→ **RECORDED INFORMATION**:
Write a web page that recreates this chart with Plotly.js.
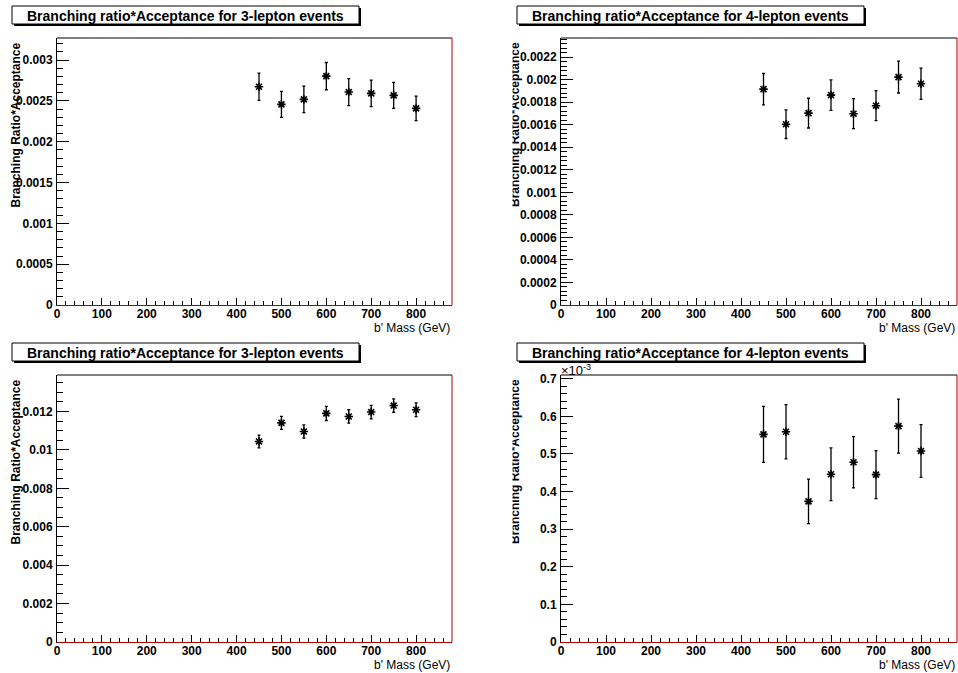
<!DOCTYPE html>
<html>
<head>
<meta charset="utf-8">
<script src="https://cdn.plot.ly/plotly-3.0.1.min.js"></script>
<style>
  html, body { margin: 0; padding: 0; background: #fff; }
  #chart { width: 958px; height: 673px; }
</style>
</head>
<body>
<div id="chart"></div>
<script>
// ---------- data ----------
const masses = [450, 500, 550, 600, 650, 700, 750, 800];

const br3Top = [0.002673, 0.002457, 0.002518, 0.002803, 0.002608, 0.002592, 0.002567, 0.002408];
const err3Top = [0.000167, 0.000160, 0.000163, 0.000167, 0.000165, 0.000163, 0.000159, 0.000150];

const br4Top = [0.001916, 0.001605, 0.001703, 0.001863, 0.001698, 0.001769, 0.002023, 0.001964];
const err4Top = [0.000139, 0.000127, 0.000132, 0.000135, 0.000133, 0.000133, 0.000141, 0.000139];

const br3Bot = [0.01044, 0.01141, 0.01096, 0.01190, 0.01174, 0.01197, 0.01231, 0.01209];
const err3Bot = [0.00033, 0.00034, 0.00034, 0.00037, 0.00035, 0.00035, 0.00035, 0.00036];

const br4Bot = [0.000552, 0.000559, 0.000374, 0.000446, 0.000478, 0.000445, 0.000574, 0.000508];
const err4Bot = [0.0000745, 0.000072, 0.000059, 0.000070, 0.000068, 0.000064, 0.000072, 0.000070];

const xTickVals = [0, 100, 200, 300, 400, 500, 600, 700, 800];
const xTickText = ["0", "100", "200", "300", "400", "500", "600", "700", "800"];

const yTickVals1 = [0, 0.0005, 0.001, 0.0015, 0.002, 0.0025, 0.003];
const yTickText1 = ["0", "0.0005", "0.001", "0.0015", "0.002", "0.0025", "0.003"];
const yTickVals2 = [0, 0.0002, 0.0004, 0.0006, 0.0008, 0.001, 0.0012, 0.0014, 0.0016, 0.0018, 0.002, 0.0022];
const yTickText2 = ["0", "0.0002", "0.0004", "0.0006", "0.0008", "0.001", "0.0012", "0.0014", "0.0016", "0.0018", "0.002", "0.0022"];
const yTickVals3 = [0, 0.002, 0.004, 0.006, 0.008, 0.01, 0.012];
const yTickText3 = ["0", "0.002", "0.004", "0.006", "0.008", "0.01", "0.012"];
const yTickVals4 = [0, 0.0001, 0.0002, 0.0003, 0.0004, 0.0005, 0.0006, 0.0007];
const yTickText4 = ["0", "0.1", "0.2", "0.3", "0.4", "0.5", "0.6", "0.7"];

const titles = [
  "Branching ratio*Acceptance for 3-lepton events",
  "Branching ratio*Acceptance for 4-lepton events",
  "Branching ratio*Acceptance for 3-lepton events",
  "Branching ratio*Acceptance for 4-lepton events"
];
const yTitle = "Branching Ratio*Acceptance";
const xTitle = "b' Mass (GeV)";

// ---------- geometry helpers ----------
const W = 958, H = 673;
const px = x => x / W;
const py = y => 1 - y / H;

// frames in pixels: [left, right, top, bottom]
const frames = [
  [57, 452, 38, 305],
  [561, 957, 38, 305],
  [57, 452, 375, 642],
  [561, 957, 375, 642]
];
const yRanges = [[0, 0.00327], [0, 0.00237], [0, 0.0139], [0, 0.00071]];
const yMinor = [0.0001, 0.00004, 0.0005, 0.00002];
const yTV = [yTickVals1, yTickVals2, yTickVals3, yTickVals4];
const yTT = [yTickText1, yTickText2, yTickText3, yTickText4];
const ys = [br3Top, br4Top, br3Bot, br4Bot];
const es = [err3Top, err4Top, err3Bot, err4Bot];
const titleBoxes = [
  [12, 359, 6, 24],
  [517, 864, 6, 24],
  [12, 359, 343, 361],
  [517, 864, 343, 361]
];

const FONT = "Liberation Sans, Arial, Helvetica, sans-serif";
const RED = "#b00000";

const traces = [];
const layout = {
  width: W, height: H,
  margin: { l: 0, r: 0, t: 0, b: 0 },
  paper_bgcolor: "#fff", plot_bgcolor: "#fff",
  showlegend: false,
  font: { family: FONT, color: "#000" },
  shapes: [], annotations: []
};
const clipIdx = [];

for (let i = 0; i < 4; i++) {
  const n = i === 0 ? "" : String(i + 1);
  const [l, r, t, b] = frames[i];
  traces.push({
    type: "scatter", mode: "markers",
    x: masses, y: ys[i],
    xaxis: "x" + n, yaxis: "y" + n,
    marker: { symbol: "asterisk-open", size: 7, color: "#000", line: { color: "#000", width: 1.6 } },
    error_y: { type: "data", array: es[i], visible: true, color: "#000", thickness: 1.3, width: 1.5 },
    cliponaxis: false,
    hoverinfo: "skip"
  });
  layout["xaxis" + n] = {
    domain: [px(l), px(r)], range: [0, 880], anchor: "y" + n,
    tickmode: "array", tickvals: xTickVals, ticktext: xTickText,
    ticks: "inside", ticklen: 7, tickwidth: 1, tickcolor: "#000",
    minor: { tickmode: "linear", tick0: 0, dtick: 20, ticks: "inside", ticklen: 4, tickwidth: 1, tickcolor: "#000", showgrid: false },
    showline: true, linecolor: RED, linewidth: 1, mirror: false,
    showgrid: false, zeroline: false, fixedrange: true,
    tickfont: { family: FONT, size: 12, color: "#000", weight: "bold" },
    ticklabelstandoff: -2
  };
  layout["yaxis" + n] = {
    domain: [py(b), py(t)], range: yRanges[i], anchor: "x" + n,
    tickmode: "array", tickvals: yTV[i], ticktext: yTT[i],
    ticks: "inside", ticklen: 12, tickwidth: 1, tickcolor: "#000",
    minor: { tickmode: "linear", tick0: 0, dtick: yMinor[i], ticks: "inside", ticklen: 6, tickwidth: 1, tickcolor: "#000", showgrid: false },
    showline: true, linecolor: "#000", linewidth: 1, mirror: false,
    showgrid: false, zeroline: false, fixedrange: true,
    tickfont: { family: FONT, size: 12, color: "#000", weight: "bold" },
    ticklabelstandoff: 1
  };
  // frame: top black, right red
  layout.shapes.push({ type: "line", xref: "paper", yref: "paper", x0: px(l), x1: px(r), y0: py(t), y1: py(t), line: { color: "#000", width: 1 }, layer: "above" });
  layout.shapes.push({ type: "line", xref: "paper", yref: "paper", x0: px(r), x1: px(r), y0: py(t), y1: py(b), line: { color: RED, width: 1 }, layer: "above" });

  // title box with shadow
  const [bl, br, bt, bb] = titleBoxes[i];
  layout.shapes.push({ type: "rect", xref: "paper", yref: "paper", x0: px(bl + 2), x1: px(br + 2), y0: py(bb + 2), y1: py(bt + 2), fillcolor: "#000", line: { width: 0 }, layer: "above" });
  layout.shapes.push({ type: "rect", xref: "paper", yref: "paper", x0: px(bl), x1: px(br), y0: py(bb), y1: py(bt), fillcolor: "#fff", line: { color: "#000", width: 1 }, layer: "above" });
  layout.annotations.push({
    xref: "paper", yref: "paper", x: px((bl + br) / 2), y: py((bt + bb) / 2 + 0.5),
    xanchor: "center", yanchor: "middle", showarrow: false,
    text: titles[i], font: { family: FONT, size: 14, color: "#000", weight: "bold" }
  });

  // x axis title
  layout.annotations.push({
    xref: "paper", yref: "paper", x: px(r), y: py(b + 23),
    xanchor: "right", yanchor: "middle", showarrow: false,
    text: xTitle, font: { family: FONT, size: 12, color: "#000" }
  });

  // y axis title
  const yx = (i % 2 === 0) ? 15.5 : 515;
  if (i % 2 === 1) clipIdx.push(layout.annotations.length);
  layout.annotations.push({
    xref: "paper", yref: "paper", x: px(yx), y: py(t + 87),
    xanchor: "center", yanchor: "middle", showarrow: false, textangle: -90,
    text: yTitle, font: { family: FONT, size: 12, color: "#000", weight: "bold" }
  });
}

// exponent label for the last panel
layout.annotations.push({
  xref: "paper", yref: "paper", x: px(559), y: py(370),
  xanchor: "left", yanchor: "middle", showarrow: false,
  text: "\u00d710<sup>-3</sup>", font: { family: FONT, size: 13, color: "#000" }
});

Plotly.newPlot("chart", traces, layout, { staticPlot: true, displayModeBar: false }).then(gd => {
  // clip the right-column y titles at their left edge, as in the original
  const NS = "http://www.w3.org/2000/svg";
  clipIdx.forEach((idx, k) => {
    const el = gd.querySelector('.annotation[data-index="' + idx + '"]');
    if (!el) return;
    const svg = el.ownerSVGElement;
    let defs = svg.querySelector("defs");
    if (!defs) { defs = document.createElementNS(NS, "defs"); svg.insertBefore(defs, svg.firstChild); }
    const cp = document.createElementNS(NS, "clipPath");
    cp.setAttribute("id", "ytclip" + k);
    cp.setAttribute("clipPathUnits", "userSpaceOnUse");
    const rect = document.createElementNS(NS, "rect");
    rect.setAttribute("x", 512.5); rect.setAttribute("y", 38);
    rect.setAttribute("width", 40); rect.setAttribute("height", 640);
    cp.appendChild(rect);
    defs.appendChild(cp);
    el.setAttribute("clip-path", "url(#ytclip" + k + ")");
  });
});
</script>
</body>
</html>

→ **THE TASK**: Only lines belong in the copy: transcribe those from the start of the data through the line that contains "0.000163, 0.000159, 0.000150];", and skip the pictures.

→ **EXPECTED ANSWER**:
Write a web page that recreates this chart with Plotly.js.
<!DOCTYPE html>
<html>
<head>
<meta charset="utf-8">
<script src="https://cdn.plot.ly/plotly-3.0.1.min.js"></script>
<style>
  html, body { margin: 0; padding: 0; background: #fff; }
  #chart { width: 958px; height: 673px; }
</style>
</head>
<body>
<div id="chart"></div>
<script>
// ---------- data ----------
const masses = [450, 500, 550, 600, 650, 700, 750, 800];

const br3Top = [0.002673, 0.002457, 0.002518, 0.002803, 0.002608, 0.002592, 0.002567, 0.002408];
const err3Top = [0.000167, 0.000160, 0.000163, 0.000167, 0.000165, 0.000163, 0.000159, 0.000150];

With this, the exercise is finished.